Cause for Celebration: Idaho “Ag-Gag” Statute Struck Down
First such law to be ruled unconstitutional
By Leslie Brueckner, Senior Attorney. Source.
In a landmark ruling issued today, an Idaho federal court struck down the State’s controversial “ag-gag” statute on federal constitutional grounds, holding that it violates the First Amendment and the Equal Protection Clause. This is the first ruling in the country on the constitutionality of such laws, which have been proposed or enacted in more than a dozen states in recent years at the behest of animal industry lobbyists—with more in the legislative pipeline.
Idaho’s ag-gag statute makes it a crime to conduct an undercover investigation at an Idaho agricultural facility. Under this law, journalists, workers, activists, and members of the public can be convicted for videotaping animal cruelty or life-threatening safety violations.
Public Justice challenged the law in Idaho federal court as part of a broad coalition including the Animal Legal Defense Fund, People for the Ethical Treatment of Animals, American Civil Liberties Union of Idaho, Center for Food Safety, and Farm Sanctuary (among others). The coalition argued that the ag-gag statute violates the First Amendment by suppressing speech that criticizes factory farms, and that it violates the Equal Protection Clause of the Fourteenth Amendment because it was motivated by unconstitutional animus against animal advocates.
The court agreed on both counts, holding—first—that the law has the effect of suppressing speech on topics of immense public importance including the safety of the food supply, and the safety of farm workers and animals.
On the Equal Protection Clause point, the court held that “protecting the private interests of a powerful industry, which produces the public’s food supply, against public scrutiny is not a legitimate government interest.”
We applaud this ruling for a host of reasons. First, Ag-Gag laws are seriously hazardous to your health. Without the ability to investigate animal agricultural operations, there would be virtually no way to ensure that large-scale animal production facilities comply with the laws that are designed to protect the public from the adulterated food that results from unsanitary practices in the animal industry.
This is no small matter: last year alone, tens of thousands of Americans became seriously ill or died from eating meat, poultry, and dairy from factory farms, slaughterhouses, and processing plants. If existing Ag-Gag laws are allowed to remain on the books, and new Ag-Gag laws spring up in other states, the food-safety crisis would reach epidemic proportions. It’s that simple.
Ag Gag laws are also designed to stop the public from knowing about the animal abuse that runs rampant in modern-day “factory farms.” In the last decade, animal-protection advocates have conducted more than 80 undercover investigations at factory farms in the United States, virtually all of which would be criminalized under Idaho’s ag gag law. Without exception, each investigation has exposed almost unimaginable animal suffering, such as cows too sick to stand being dragged by chains and pushed by forklifts to the “kill floor.”
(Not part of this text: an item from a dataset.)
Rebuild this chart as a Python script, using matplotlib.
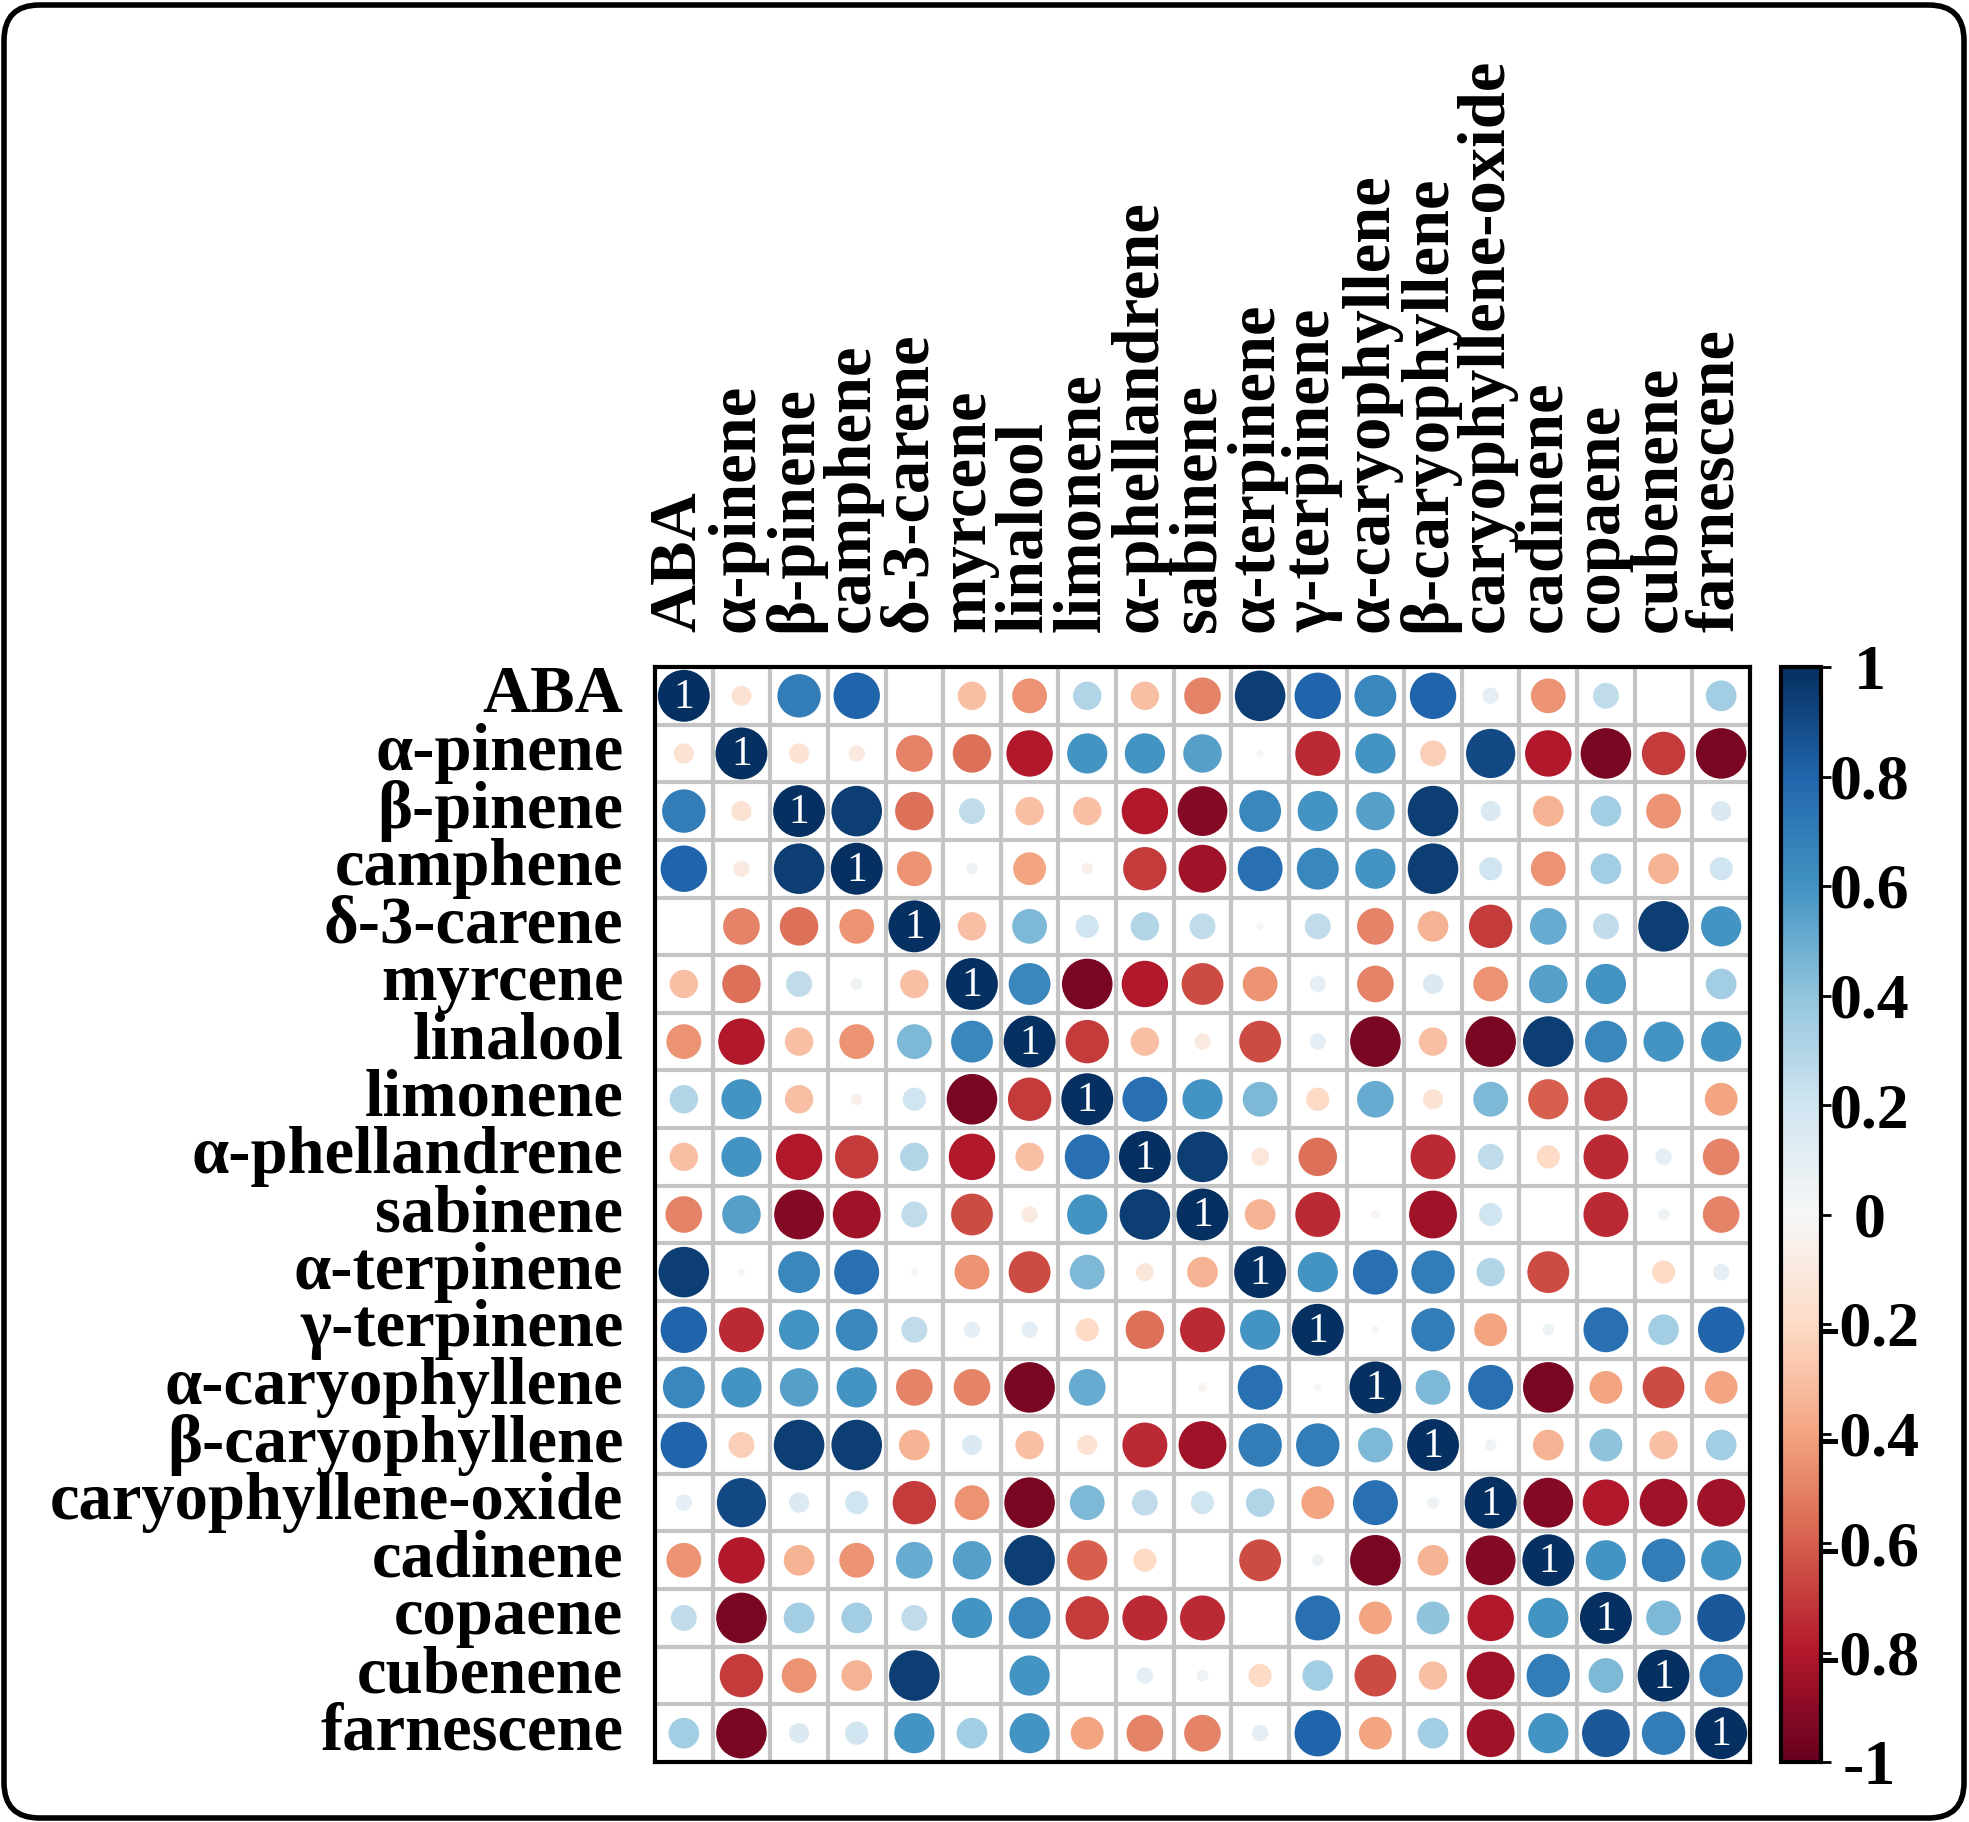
import numpy as np
import matplotlib
matplotlib.use("Agg")
import matplotlib.pyplot as plt
from matplotlib.patches import Circle, FancyBboxPatch
from matplotlib.colors import Normalize
from matplotlib.cm import ScalarMappable

plt.rcParams['font.family'] = ['Liberation Serif', 'DejaVu Serif']
plt.rcParams['font.weight'] = 'bold'

# compound names (rows and columns share the same order)
compounds = ["ABA", "α-pinene", "β-pinene", "camphene", "δ-3-carene", "myrcene",
             "linalool", "limonene", "α-phellandrene", "sabinene", "α-terpinene",
             "γ-terpinene", "α-caryophyllene", "β-caryophyllene",
             "caryophyllene-oxide", "cadinene", "copaene", "cubenene", "farnescene"]

# correlation values, one list per row
r_aba        = [1, -0.15, 0.7, 0.8, 0, -0.3, -0.45, 0.3, -0.3, -0.5, 0.95, 0.8, 0.65, 0.8, 0.1, -0.45, 0.25, 0, 0.35]
r_apinene    = [-0.15, 1, -0.15, -0.1, -0.5, -0.55, -0.8, 0.6, 0.6, 0.55, 0.02, -0.75, 0.6, -0.25, 0.9, -0.8, -0.95, -0.7, -0.95]
r_bpinene    = [0.7, -0.15, 1, 0.95, -0.55, 0.25, -0.3, -0.3, -0.8, -0.92, 0.65, 0.6, 0.55, 0.95, 0.15, -0.35, 0.35, -0.45, 0.15]
r_camphene   = [0.8, -0.1, 0.95, 1, -0.45, 0.05, -0.4, -0.05, -0.7, -0.85, 0.75, 0.65, 0.6, 0.95, 0.2, -0.45, 0.35, -0.35, 0.2]
r_carene     = [0, -0.5, -0.55, -0.45, 1, -0.3, 0.45, 0.2, 0.3, 0.25, -0.02, 0.25, -0.5, -0.35, -0.7, 0.5, 0.25, 0.95, 0.6]
r_myrcene    = [-0.3, -0.55, 0.25, 0.05, -0.3, 1, 0.65, -0.95, -0.8, -0.65, -0.45, 0.1, -0.5, 0.15, -0.45, 0.55, 0.6, 0, 0.35]
r_linalool   = [-0.45, -0.8, -0.3, -0.45, 0.45, 0.65, 1, -0.7, -0.3, -0.1, -0.65, 0.1, -0.95, -0.3, -0.95, 0.95, 0.65, 0.6, 0.6]
r_limonene   = [0.3, 0.6, -0.3, -0.05, 0.2, -0.95, -0.7, 1, 0.75, 0.6, 0.45, -0.2, 0.5, -0.15, 0.45, -0.6, -0.7, 0, -0.4]
r_aphell     = [-0.3, 0.6, -0.8, -0.7, 0.3, -0.8, -0.3, 0.75, 1, 0.95, -0.12, -0.55, 0, -0.75, 0.25, -0.2, -0.75, 0.1, -0.5]
r_sabinene   = [-0.5, 0.55, -0.92, -0.85, 0.25, -0.65, -0.1, 0.6, 0.95, 1, -0.35, -0.75, -0.03, -0.85, 0.2, 0, -0.75, 0.05, -0.5]
r_aterp      = [0.95, 0.02, 0.65, 0.75, -0.02, -0.45, -0.65, 0.45, -0.12, -0.35, 1, 0.6, 0.75, 0.7, 0.3, -0.65, 0, -0.2, 0.1]
r_gterp      = [0.8, -0.75, 0.6, 0.65, 0.25, 0.1, 0.1, -0.2, -0.55, -0.75, 0.6, 1, 0.02, 0.7, -0.4, 0.05, 0.75, 0.35, 0.8]
r_acary      = [0.65, 0.6, 0.55, 0.6, -0.5, -0.5, -0.95, 0.5, 0, -0.03, 0.75, 0.02, 1, 0.45, 0.75, -0.95, -0.4, -0.65, -0.4]
r_bcary      = [0.8, -0.25, 0.95, 0.95, -0.35, 0.15, -0.3, -0.15, -0.75, -0.85, 0.7, 0.7, 0.45, 1, 0.05, -0.35, 0.4, -0.3, 0.35]
r_caryox     = [0.1, 0.9, 0.15, 0.2, -0.7, -0.45, -0.95, 0.45, 0.25, 0.2, 0.3, -0.4, 0.75, 0.05, 1, -0.92, -0.8, -0.85, -0.85]
r_cadinene   = [-0.45, -0.8, -0.35, -0.45, 0.5, 0.55, 0.95, -0.6, -0.2, 0, -0.65, 0.05, -0.95, -0.35, -0.92, 1, 0.6, 0.7, 0.6]
r_copaene    = [0.25, -0.95, 0.35, 0.35, 0.25, 0.6, 0.65, -0.7, -0.75, -0.75, 0, 0.75, -0.4, 0.4, -0.8, 0.6, 1, 0.45, 0.85]
r_cubenene   = [0, -0.7, -0.45, -0.35, 0.95, 0, 0.6, 0, 0.1, 0.05, -0.2, 0.35, -0.65, -0.3, -0.85, 0.7, 0.45, 1, 0.7]
r_farnescene = [0.35, -0.95, 0.15, 0.2, 0.6, 0.35, 0.6, -0.4, -0.5, -0.5, 0.1, 0.8, -0.4, 0.35, -0.85, 0.6, 0.85, 0.7, 1]

corr = np.array([r_aba, r_apinene, r_bpinene, r_camphene, r_carene, r_myrcene,
                 r_linalool, r_limonene, r_aphell, r_sabinene, r_aterp, r_gterp,
                 r_acary, r_bcary, r_caryox, r_cadinene, r_copaene, r_cubenene,
                 r_farnescene])

cbar_ticks = [1, 0.8, 0.6, 0.4, 0.2, 0, -0.2, -0.4, -0.6, -0.8, -1]
cbar_labels = ["1", "0.8", "0.6", "0.4", "0.2", "0", "-0.2", "-0.4", "-0.6", "-0.8", "-1"]

n = len(compounds)
cmap = plt.get_cmap("RdBu")
norm = Normalize(vmin=-1, vmax=1)

W, H = 1969, 1822
fig = plt.figure(figsize=(W / 100, H / 100), dpi=100)

# main grid axes (pixel box -> figure fraction)
x0, y0, x1, y1 = 655, 667, 1750, 1762
ax = fig.add_axes([x0 / W, 1 - y1 / H, (x1 - x0) / W, (y1 - y0) / H])
ax.set_xlim(0, n)
ax.set_ylim(n, 0)
ax.set_xticks([])
ax.set_yticks([])
for s in ax.spines.values():
    s.set_linewidth(3)
    s.set_color("black")

# light grey cell grid
ax.vlines(np.arange(1, n), 0, n, colors="#c4c4c4", linewidth=3, zorder=1)
ax.hlines(np.arange(1, n), 0, n, colors="#c4c4c4", linewidth=3, zorder=1)

# circles: area proportional to |r|
for i in range(n):
    for j in range(n):
        v = corr[i, j]
        if abs(v) < 0.005:
            continue
        rad = 0.45 * np.sqrt(abs(v))
        ax.add_patch(Circle((j + 0.5, i + 0.5), rad, facecolor=cmap(norm(v)),
                            edgecolor="none", zorder=2))
        if i == j:
            ax.text(j + 0.5, i + 0.53, "1", color="white", fontsize=30,
                    fontweight="normal", ha="center", va="center", zorder=3)

# row labels
for i, name in enumerate(compounds):
    ax.text(-0.55, i + 0.5, name, ha="right", va="center", fontsize=48,
            fontweight="bold")

# column labels (rotated)
for j, name in enumerate(compounds):
    ax.text(j + 0.42, -0.6, name, ha="center", va="bottom", rotation=90,
            fontsize=48, fontweight="bold")

# colour bar
cx0, cx1 = 1781, 1821
cax = fig.add_axes([cx0 / W, 1 - y1 / H, (cx1 - cx0) / W, (y1 - y0) / H])
sm = ScalarMappable(norm=norm, cmap=cmap)
cb = fig.colorbar(sm, cax=cax, ticks=cbar_ticks)
cb.ax.set_yticklabels(cbar_labels)
cb.outline.set_linewidth(3)
cb.ax.tick_params(length=7, width=2, labelsize=46, pad=28)
for t in cb.ax.get_yticklabels():
    t.set_fontweight("bold")
    t.set_horizontalalignment("center")

# rounded outer frame
frame = FancyBboxPatch((4 / W, 4 / H), 1 - 9 / W, 1 - 9 / H,
                       boxstyle="round,pad=0,rounding_size=0.018",
                       transform=fig.transFigure, fill=False,
                       edgecolor="black", linewidth=4, mutation_aspect=W / H)
fig.patches.append(frame)

fig.savefig("out.png", dpi=100)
Today’s ruling is one step towards ensuring transparency in America’s food industry. It means that Idaho’s factory farms can no longer operate in secret.
We want this ruling to be the beginning of the end of ag-gag laws everywhere, and are fighting to make that so. Today’s ruling sends a powerful message to industry lobbyists and state lawmakers that Americans are not going to just stand by and watch their rights being sold to the highest bidder. Not this time, anyway.